*DATA SEGMENT*.
○ ○ ○

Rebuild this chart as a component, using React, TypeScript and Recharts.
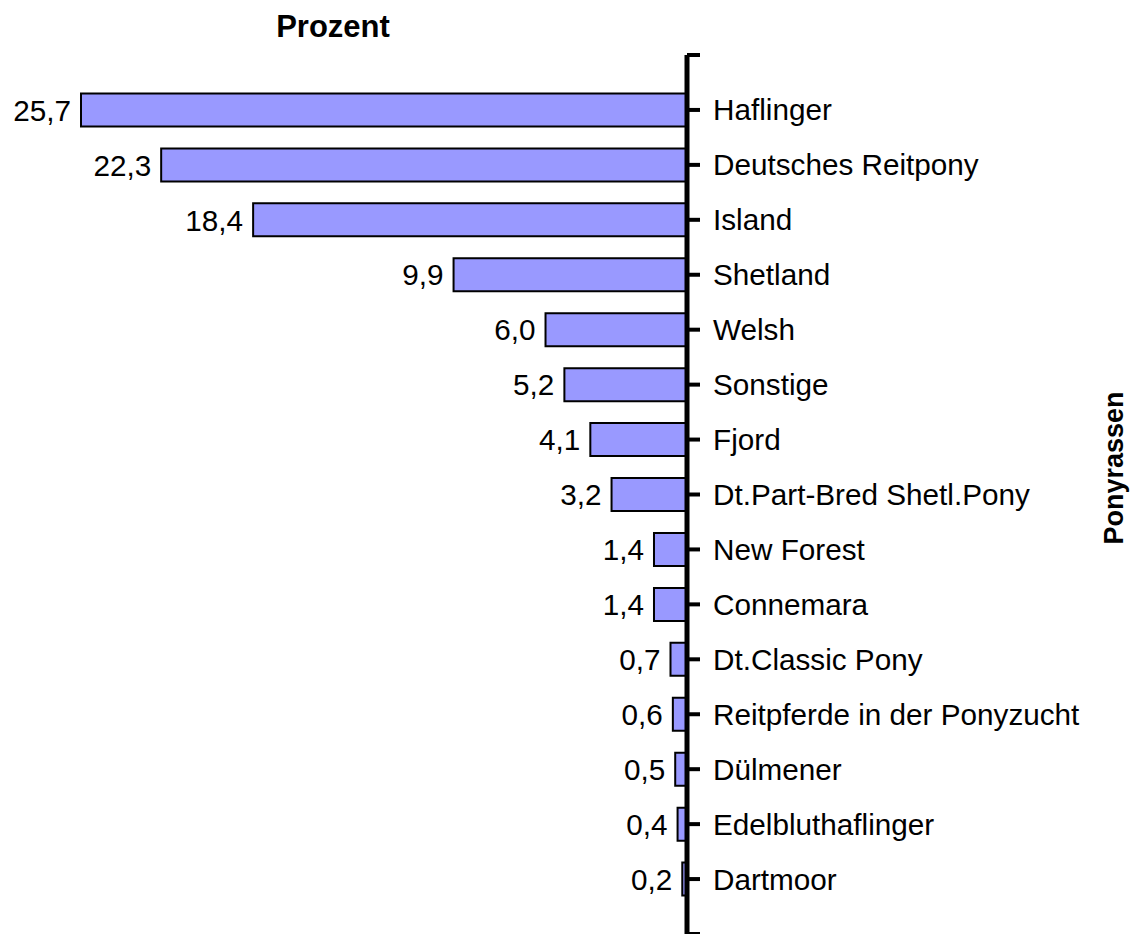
import React from 'react';
import { BarChart, Bar, XAxis, YAxis, LabelList, Customized } from 'recharts';

const breeds = [
  'Haflinger',
  'Deutsches Reitpony',
  'Island',
  'Shetland',
  'Welsh',
  'Sonstige',
  'Fjord',
  'Dt.Part-Bred Shetl.Pony',
  'New Forest',
  'Connemara',
  'Dt.Classic Pony',
  'Reitpferde in der Ponyzucht',
  'Dülmener',
  'Edelbluthaflinger',
  'Dartmoor',
];
const shares = [25.7, 22.3, 18.4, 9.9, 6.0, 5.2, 4.1, 3.2, 1.4, 1.4, 0.7, 0.6, 0.5, 0.4, 0.2];
const xTitle = 'Prozent';
const yTitle = 'Ponyrassen';

const data = breeds.map((name, i) => ({ name, pos: i + 1, value: shares[i] }));
const tickPositions = Array.from({ length: breeds.length + 2 }, (_, i) => i);

const FONT = '"Liberation Sans", Arial, Helvetica, sans-serif';

const fmt = (v: number) => v.toFixed(1).replace('.', ',');

const ValueLabel = (props: any) => {
  const { x, y, width, height, value } = props;
  const left = Math.min(x, x + width);
  return (
    <text
      x={left - 10}
      y={y + height / 2}
      dy="0.36em"
      textAnchor="end"
      fill="#000"
      fontSize={29.7}
      fontFamily={FONT}
    >
      {fmt(Number(value))}
    </text>
  );
};

const Titles = () => (
  <g>
    <text x={333} y={37} textAnchor="middle" fontWeight="bold" fontSize={31} fontFamily={FONT} fill="#000">
      {xTitle}
    </text>
    <text
      x={0}
      y={0}
      transform="translate(1123, 468) rotate(-90)"
      textAnchor="middle"
      fontWeight="bold"
      fontSize={27}
      fontFamily={FONT}
      fill="#000"
    >
      {yTitle}
    </text>
  </g>
);

export default function App() {
  return (
    <div style={{ position: 'absolute', left: 0, top: 0, width: 1135, height: 934, background: '#fff' }}>
      <BarChart
        width={1135}
        height={934}
        data={data}
        layout="vertical"
        margin={{ top: 55, right: 0, bottom: 0, left: 81 }}
      >
        <XAxis type="number" dataKey="value" hide reversed domain={[0, 'dataMax']} />
        <YAxis
          type="number"
          dataKey="pos"
          orientation="right"
          width={448}
          domain={[0, breeds.length + 1]}
          ticks={tickPositions}
          interval={0}
          allowDecimals={false}
          tickFormatter={(v: number) => breeds[v - 1] ?? ''}
          axisLine={{ stroke: '#000', strokeWidth: 5 }}
          tickLine={{ stroke: '#000', strokeWidth: 4 }}
          tickSize={13}
          tickMargin={13}
          tick={{ fill: '#000', fontSize: 29.7, fontFamily: FONT }}
        />
        <Bar
          dataKey="value"
          fill="#9999FF"
          stroke="#000"
          strokeWidth={2}
          barSize={33}
          isAnimationActive={false}
        >
          <LabelList dataKey="value" content={ValueLabel} />
        </Bar>
        <Customized component={Titles} />
      </BarChart>
    </div>
  );
}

○ ○ ○

*SET EXERCISE*. Skip the pictures and restate exactly the lines from the beginning of the listing to the line with "const yTitle = 'Ponyrassen';", that line included.

*SOLVED PROBLEM*.
Rebuild this chart as a component, using React, TypeScript and Recharts.
import React from 'react';
import { BarChart, Bar, XAxis, YAxis, LabelList, Customized } from 'recharts';

const breeds = [
  'Haflinger',
  'Deutsches Reitpony',
  'Island',
  'Shetland',
  'Welsh',
  'Sonstige',
  'Fjord',
  'Dt.Part-Bred Shetl.Pony',
  'New Forest',
  'Connemara',
  'Dt.Classic Pony',
  'Reitpferde in der Ponyzucht',
  'Dülmener',
  'Edelbluthaflinger',
  'Dartmoor',
];
const shares = [25.7, 22.3, 18.4, 9.9, 6.0, 5.2, 4.1, 3.2, 1.4, 1.4, 0.7, 0.6, 0.5, 0.4, 0.2];
const xTitle = 'Prozent';
const yTitle = 'Ponyrassen';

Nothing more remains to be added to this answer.